Though I’ve written about this in the WSJ and the NY Times before, I thought I’d lay out a more succinct approach to something that millions now struggle with. The fact that the FDA has approved a second new injectable drug to lower very high cholesterol, Amgen’s Repatha, means that we’ll hear a lot more about cholesterol and heart disease. Sanofi/Regeneron’s Praluent was approval was in July 2015.
Both drugs block a gene called PCSK9 and lower LDL (lousy) cholesterol. There is no data about their ability to prevent heart attacks or stroke, or about their long term side effects.
Checking your own cholesterol, and tracking your own labs, is a powerful tool for better health too. What really matters are LDL particles–and those can differ from the number you get on most lab reports, which is a calculated estimate of LDL. You can measure this yourself with CardioChek, or a multitest cholesterol testing device, or ask your doctor for a specialized test to distinguish LDL subtypes, or use this online test for direct LDL measurement.
Many physicians are enthusiastic about the new drugs: they drop total LDL like a rock. But they’re uber expensive: one is $14.1k and the other $14.6k annually, estimated. If they’re not covered by insurance, few patients will be able to afford them. CVS Health Corp, the #2 U.S. drug benefit plan manager, will discourage their use, in favor of statins.
But food, relative to medication, is really cheap. Many of these are not only on a supermarket shelf year round, but a few of them you can grow yourself or buy from the person who does! The right foods, for many people, lower LDL. Which are they?
- Higher soluble fiber foods (e.g., lentils, beans, oats, barley, okra and eggplant) all trap cholesterol. Aim for at least a cup, every day. One of my patients has had steel cut oats with cinnamon, 1/2 cup of berries, 2 tablespoons of sliced almonds and a teaspoon of honey five times per week for years, and lowered his LDL by 100 points with just that.
- Higher pectin foods (oranges, other citrus fruits, berries and apples) help to bind cholesterol. Aim for two whole fruit or a cup of berries every day: wash the apple and eat the skin. Buy frozen organic berries all year, or buy fresh in season and freeze them.

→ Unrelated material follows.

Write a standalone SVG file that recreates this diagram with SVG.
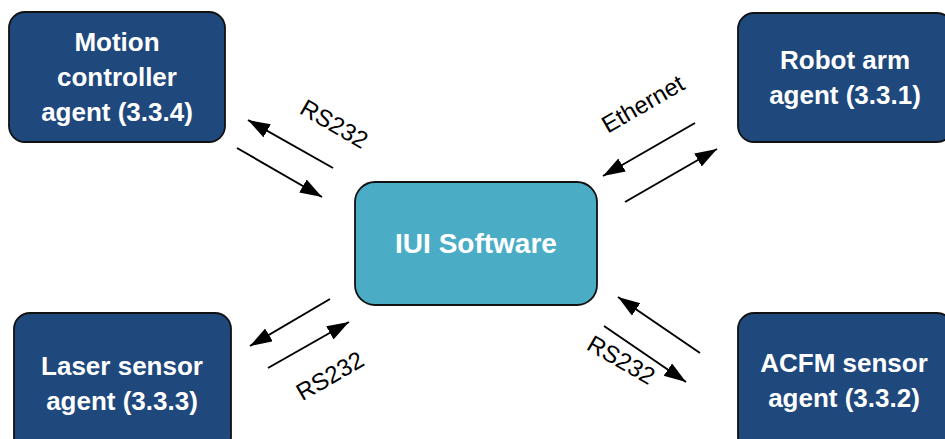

- High catechin foods (black or green tea) lower cholesterol levels and protect cholesterol against oxidation. The best data show you need about 20 ounces daily to have a clinical effect. Bring tea just to a bare simmer: the catechins go away with boiling.

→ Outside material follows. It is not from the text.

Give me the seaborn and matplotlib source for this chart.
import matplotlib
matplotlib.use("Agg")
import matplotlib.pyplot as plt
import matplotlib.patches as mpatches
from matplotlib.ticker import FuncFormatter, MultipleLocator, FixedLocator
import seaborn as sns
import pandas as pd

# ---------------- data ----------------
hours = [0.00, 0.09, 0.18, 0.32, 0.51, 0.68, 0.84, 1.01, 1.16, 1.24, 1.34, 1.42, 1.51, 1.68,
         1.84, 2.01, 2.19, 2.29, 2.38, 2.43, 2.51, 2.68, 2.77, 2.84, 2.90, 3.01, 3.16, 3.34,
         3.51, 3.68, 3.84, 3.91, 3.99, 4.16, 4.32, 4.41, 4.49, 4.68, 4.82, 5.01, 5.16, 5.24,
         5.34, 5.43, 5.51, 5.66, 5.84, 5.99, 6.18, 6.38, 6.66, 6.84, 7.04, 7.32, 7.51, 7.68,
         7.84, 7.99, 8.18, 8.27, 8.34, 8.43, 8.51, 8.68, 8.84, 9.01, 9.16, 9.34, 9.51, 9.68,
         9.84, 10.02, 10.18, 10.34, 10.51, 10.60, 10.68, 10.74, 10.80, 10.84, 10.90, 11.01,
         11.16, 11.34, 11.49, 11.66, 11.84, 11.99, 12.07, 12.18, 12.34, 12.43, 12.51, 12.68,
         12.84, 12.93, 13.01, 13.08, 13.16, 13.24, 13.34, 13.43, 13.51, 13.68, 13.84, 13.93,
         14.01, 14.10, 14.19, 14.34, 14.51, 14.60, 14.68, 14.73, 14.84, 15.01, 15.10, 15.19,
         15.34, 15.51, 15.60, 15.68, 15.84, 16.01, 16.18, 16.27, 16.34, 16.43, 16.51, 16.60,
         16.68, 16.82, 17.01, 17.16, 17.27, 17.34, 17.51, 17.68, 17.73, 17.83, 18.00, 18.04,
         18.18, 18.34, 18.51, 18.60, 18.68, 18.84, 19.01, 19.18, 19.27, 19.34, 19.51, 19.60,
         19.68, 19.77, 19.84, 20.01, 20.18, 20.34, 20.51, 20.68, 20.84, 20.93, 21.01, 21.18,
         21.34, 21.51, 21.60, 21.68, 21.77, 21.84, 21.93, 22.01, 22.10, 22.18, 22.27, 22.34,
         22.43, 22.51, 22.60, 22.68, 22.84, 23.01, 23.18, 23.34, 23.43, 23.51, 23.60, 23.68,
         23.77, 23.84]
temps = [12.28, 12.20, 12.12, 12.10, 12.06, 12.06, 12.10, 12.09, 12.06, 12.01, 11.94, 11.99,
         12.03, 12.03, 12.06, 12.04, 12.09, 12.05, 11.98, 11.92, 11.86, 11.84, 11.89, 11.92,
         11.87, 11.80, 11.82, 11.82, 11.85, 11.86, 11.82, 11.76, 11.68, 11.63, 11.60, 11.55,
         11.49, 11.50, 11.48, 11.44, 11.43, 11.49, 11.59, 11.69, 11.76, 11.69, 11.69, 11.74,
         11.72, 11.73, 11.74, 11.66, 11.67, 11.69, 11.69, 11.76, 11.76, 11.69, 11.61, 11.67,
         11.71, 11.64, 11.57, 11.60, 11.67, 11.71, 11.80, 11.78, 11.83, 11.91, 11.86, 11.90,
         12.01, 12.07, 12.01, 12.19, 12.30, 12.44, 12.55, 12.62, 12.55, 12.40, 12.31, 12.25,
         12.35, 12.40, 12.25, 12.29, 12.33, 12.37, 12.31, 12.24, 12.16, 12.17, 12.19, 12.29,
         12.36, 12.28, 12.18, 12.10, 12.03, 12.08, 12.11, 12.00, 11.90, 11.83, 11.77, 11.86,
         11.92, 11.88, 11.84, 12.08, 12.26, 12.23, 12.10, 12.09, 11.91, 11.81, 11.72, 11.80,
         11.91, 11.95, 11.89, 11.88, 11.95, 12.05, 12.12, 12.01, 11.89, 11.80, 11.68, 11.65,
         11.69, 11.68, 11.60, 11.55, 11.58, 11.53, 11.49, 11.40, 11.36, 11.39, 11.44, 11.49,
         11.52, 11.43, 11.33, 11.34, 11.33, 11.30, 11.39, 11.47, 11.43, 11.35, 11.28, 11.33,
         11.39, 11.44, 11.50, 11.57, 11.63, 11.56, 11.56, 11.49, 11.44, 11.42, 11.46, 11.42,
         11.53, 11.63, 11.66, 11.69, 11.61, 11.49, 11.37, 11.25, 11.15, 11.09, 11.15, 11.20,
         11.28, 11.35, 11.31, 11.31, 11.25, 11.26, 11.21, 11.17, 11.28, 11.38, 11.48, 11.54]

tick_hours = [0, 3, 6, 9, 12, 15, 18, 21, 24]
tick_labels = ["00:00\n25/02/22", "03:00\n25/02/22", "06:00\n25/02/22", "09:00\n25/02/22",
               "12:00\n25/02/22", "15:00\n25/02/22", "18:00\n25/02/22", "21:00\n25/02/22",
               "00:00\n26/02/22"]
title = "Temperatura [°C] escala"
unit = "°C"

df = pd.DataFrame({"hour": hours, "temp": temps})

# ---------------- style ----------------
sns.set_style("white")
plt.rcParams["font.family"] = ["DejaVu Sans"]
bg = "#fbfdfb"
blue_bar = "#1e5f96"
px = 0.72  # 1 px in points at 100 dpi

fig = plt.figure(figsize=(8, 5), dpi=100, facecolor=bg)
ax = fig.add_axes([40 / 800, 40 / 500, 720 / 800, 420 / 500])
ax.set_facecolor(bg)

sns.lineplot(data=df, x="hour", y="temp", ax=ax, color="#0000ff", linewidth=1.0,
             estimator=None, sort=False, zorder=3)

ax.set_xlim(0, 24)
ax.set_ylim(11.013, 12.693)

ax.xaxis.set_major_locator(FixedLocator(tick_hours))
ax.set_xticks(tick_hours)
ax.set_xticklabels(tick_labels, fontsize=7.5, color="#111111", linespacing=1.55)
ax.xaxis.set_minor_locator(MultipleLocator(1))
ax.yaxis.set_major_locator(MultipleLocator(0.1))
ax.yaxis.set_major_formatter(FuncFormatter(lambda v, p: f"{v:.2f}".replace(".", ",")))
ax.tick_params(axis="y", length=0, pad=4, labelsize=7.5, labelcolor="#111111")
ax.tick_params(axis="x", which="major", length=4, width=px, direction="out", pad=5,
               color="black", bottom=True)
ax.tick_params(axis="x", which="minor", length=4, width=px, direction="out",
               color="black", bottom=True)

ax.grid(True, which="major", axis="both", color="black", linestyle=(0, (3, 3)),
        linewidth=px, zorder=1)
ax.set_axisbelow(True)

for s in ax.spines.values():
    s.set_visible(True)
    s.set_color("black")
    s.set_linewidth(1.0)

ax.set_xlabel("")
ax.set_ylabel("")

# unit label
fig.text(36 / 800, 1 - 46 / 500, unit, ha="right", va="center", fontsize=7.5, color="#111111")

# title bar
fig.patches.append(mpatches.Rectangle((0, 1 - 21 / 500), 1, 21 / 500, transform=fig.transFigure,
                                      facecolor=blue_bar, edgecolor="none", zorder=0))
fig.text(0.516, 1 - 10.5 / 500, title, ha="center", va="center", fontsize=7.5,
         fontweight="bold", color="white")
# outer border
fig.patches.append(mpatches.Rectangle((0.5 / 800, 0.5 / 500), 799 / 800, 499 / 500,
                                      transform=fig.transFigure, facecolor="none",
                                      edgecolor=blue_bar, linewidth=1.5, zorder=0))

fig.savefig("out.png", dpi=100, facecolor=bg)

- High phytosterol foods (nearly any tree nut) block cholesterol absorption, and lower cholesterol levels, when substituted for about 270 calories in starchy, processed grains (crackers, chips, squishy rolls, pastries). That’s a daily dose of 74 pistachios, 35 almonds, 29 pecan halves, 27 cashews, 21 walnut halves, 31 hazelnuts, 16 macadamias: all 1.5 ounces.
On the other hand, some foods specifically raise cholesterol, and not HDL (healthy, or good) cholesterol.
High fructose corn syrup increases LDL (and triglycerides) when it makes up just ten percent of your calories in a day. U.S. adults get about 13 percent of their calories from added sugars.
Artificially hydrogenated and partially hydrogenated oils, or trans fats, raise LDL and lower HDL. Some microwave popcorns still use partially hydrogenated oil, as do many coffee creamers, fried foods, margarines, shortenings, French fries, donuts and onion rings, not to mention crackers and cookies.
And then some foods reported for years to matter to raise cholesterol, don’t seem to cause heart disease.
Foods high in cholesterol (egg yolks, shrimp, scallops) don’t raise your LDL level significantly unless they’re also loaded with trans fats, or heavily battered, breaded or sugared. In fact, dietary cholesterol is no longer a “nutrient of concern” in the 2015 Dietary Guidelines for Americans.
Eating less of foods rich in saturated fat (butter, cheese, dairy-based desserts, processed meats) will lower your LDL. But they’ll lower your risk for heart disease only if you replace them with, say, olive oil, avocado, nuts and fish, and not with refined carbs. In other words, if you hold the saturated fat-laden salami and cheese on buttered bread and replace it with cheez-its, you might as well have had the sandwich.
Paradoxically, most Americans are still trying to lower the fat in their diet, according to a 2014 Gallup Poll. But that’s the wrong emphasis, because highly processed foods are the real killers in medicine. Total fat is unimportant.
Eating minimally processed foods typical of the Mediterranean diet, that work like medicine in the body, is an easier, satisfying, effective, beautiful, delicious and even more economical approach.